# [Information provided]
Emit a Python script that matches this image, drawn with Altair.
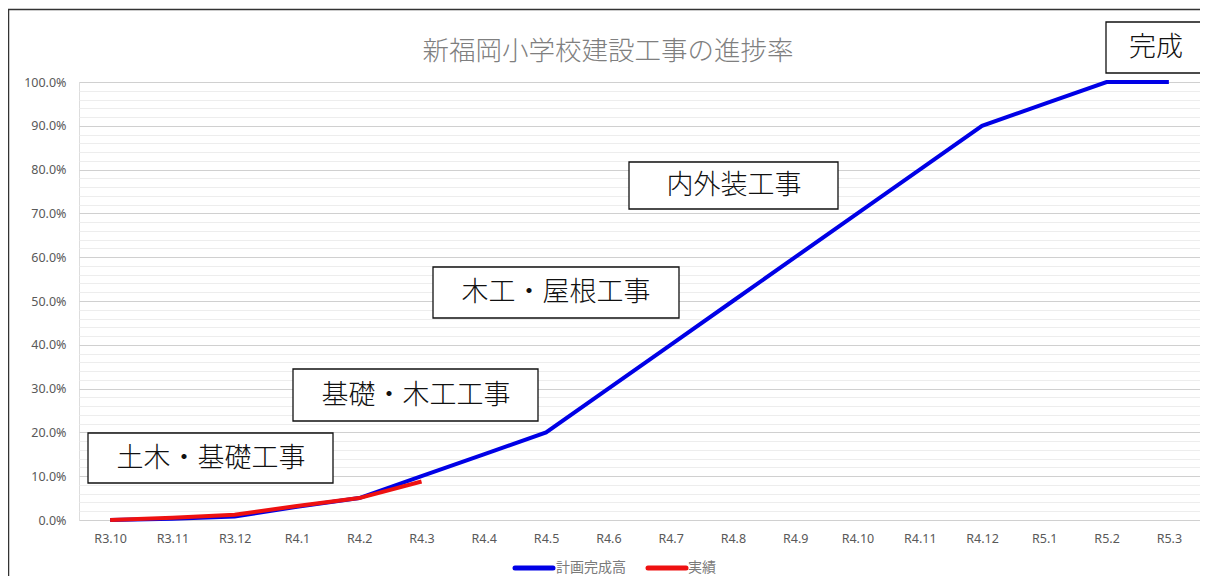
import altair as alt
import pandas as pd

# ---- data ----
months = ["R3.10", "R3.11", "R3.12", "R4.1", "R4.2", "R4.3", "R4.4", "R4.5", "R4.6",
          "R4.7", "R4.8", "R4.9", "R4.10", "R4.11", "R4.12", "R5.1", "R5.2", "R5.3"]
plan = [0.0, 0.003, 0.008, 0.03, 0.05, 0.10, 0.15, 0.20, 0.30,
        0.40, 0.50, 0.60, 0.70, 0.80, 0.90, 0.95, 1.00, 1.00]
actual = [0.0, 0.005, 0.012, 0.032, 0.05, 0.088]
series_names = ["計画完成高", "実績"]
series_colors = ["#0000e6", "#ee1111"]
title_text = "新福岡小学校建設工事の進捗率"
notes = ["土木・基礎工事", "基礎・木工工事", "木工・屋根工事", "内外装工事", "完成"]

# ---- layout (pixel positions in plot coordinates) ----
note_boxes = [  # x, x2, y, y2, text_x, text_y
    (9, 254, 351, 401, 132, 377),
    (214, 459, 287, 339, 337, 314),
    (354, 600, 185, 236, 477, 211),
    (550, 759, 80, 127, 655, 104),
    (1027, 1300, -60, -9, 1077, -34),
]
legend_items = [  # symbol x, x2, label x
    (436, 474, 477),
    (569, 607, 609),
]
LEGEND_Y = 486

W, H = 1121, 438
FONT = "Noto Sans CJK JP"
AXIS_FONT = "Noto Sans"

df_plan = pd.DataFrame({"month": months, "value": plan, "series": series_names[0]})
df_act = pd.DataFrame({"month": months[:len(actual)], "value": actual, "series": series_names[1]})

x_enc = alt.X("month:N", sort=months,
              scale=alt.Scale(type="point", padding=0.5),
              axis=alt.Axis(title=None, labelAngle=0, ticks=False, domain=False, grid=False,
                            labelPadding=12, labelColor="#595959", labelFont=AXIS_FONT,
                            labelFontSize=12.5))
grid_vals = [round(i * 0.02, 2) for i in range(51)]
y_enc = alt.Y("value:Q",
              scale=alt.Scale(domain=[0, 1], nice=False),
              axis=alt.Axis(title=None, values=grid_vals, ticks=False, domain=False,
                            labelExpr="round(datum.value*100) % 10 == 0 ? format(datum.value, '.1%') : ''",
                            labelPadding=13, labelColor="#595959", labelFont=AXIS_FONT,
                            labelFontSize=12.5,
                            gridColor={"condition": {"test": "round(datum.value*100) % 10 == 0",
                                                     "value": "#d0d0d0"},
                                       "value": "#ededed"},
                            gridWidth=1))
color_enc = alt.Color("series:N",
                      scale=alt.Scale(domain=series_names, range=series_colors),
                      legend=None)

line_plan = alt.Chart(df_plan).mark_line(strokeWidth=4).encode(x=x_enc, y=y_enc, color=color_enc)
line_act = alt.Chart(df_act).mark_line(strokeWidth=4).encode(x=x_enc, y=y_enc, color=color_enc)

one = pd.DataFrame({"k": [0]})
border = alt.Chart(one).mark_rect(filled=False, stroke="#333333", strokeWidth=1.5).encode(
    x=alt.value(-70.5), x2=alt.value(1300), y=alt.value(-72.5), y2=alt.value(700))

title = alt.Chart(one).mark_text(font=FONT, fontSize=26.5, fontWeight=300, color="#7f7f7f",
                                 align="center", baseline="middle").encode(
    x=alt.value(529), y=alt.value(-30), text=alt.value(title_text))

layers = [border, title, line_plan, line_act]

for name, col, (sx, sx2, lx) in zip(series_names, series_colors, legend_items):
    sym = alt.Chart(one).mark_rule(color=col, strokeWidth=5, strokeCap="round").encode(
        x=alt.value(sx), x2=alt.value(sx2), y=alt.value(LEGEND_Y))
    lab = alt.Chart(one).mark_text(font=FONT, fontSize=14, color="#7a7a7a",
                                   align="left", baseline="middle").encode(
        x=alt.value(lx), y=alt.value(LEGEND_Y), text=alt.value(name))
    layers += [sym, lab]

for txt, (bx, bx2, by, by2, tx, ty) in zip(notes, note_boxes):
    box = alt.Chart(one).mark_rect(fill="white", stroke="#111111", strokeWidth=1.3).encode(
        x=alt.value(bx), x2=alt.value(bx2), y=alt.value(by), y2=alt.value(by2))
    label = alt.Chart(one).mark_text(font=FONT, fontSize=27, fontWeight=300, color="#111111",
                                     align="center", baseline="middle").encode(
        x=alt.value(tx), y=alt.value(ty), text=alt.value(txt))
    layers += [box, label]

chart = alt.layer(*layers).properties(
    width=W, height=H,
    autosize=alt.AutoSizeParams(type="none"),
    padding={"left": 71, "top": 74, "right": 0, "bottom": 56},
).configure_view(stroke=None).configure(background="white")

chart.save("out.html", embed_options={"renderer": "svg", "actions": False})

# [Requirement]
The listing above needs to be output again exactly. Don't include the pictures.

# [Complete output]
Emit a Python script that matches this image, drawn with Altair.
import altair as alt
import pandas as pd

# ---- data ----
months = ["R3.10", "R3.11", "R3.12", "R4.1", "R4.2", "R4.3", "R4.4", "R4.5", "R4.6",
          "R4.7", "R4.8", "R4.9", "R4.10", "R4.11", "R4.12", "R5.1", "R5.2", "R5.3"]
plan = [0.0, 0.003, 0.008, 0.03, 0.05, 0.10, 0.15, 0.20, 0.30,
        0.40, 0.50, 0.60, 0.70, 0.80, 0.90, 0.95, 1.00, 1.00]
actual = [0.0, 0.005, 0.012, 0.032, 0.05, 0.088]
series_names = ["計画完成高", "実績"]
series_colors = ["#0000e6", "#ee1111"]
title_text = "新福岡小学校建設工事の進捗率"
notes = ["土木・基礎工事", "基礎・木工工事", "木工・屋根工事", "内外装工事", "完成"]

# ---- layout (pixel positions in plot coordinates) ----
note_boxes = [  # x, x2, y, y2, text_x, text_y
    (9, 254, 351, 401, 132, 377),
    (214, 459, 287, 339, 337, 314),
    (354, 600, 185, 236, 477, 211),
    (550, 759, 80, 127, 655, 104),
    (1027, 1300, -60, -9, 1077, -34),
]
legend_items = [  # symbol x, x2, label x
    (436, 474, 477),
    (569, 607, 609),
]
LEGEND_Y = 486

W, H = 1121, 438
FONT = "Noto Sans CJK JP"
AXIS_FONT = "Noto Sans"

df_plan = pd.DataFrame({"month": months, "value": plan, "series": series_names[0]})
df_act = pd.DataFrame({"month": months[:len(actual)], "value": actual, "series": series_names[1]})

x_enc = alt.X("month:N", sort=months,
              scale=alt.Scale(type="point", padding=0.5),
              axis=alt.Axis(title=None, labelAngle=0, ticks=False, domain=False, grid=False,
                            labelPadding=12, labelColor="#595959", labelFont=AXIS_FONT,
                            labelFontSize=12.5))
grid_vals = [round(i * 0.02, 2) for i in range(51)]
y_enc = alt.Y("value:Q",
              scale=alt.Scale(domain=[0, 1], nice=False),
              axis=alt.Axis(title=None, values=grid_vals, ticks=False, domain=False,
                            labelExpr="round(datum.value*100) % 10 == 0 ? format(datum.value, '.1%') : ''",
                            labelPadding=13, labelColor="#595959", labelFont=AXIS_FONT,
                            labelFontSize=12.5,
                            gridColor={"condition": {"test": "round(datum.value*100) % 10 == 0",
                                                     "value": "#d0d0d0"},
                                       "value": "#ededed"},
                            gridWidth=1))
color_enc = alt.Color("series:N",
                      scale=alt.Scale(domain=series_names, range=series_colors),
                      legend=None)

line_plan = alt.Chart(df_plan).mark_line(strokeWidth=4).encode(x=x_enc, y=y_enc, color=color_enc)
line_act = alt.Chart(df_act).mark_line(strokeWidth=4).encode(x=x_enc, y=y_enc, color=color_enc)

one = pd.DataFrame({"k": [0]})
border = alt.Chart(one).mark_rect(filled=False, stroke="#333333", strokeWidth=1.5).encode(
    x=alt.value(-70.5), x2=alt.value(1300), y=alt.value(-72.5), y2=alt.value(700))

title = alt.Chart(one).mark_text(font=FONT, fontSize=26.5, fontWeight=300, color="#7f7f7f",
                                 align="center", baseline="middle").encode(
    x=alt.value(529), y=alt.value(-30), text=alt.value(title_text))

layers = [border, title, line_plan, line_act]

for name, col, (sx, sx2, lx) in zip(series_names, series_colors, legend_items):
    sym = alt.Chart(one).mark_rule(color=col, strokeWidth=5, strokeCap="round").encode(
        x=alt.value(sx), x2=alt.value(sx2), y=alt.value(LEGEND_Y))
    lab = alt.Chart(one).mark_text(font=FONT, fontSize=14, color="#7a7a7a",
                                   align="left", baseline="middle").encode(
        x=alt.value(lx), y=alt.value(LEGEND_Y), text=alt.value(name))
    layers += [sym, lab]

for txt, (bx, bx2, by, by2, tx, ty) in zip(notes, note_boxes):
    box = alt.Chart(one).mark_rect(fill="white", stroke="#111111", strokeWidth=1.3).encode(
        x=alt.value(bx), x2=alt.value(bx2), y=alt.value(by), y2=alt.value(by2))
    label = alt.Chart(one).mark_text(font=FONT, fontSize=27, fontWeight=300, color="#111111",
                                     align="center", baseline="middle").encode(
        x=alt.value(tx), y=alt.value(ty), text=alt.value(txt))
    layers += [box, label]

chart = alt.layer(*layers).properties(
    width=W, height=H,
    autosize=alt.AutoSizeParams(type="none"),
    padding={"left": 71, "top": 74, "right": 0, "bottom": 56},
).configure_view(stroke=None).configure(background="white")

chart.save("out.html", embed_options={"renderer": "svg", "actions": False})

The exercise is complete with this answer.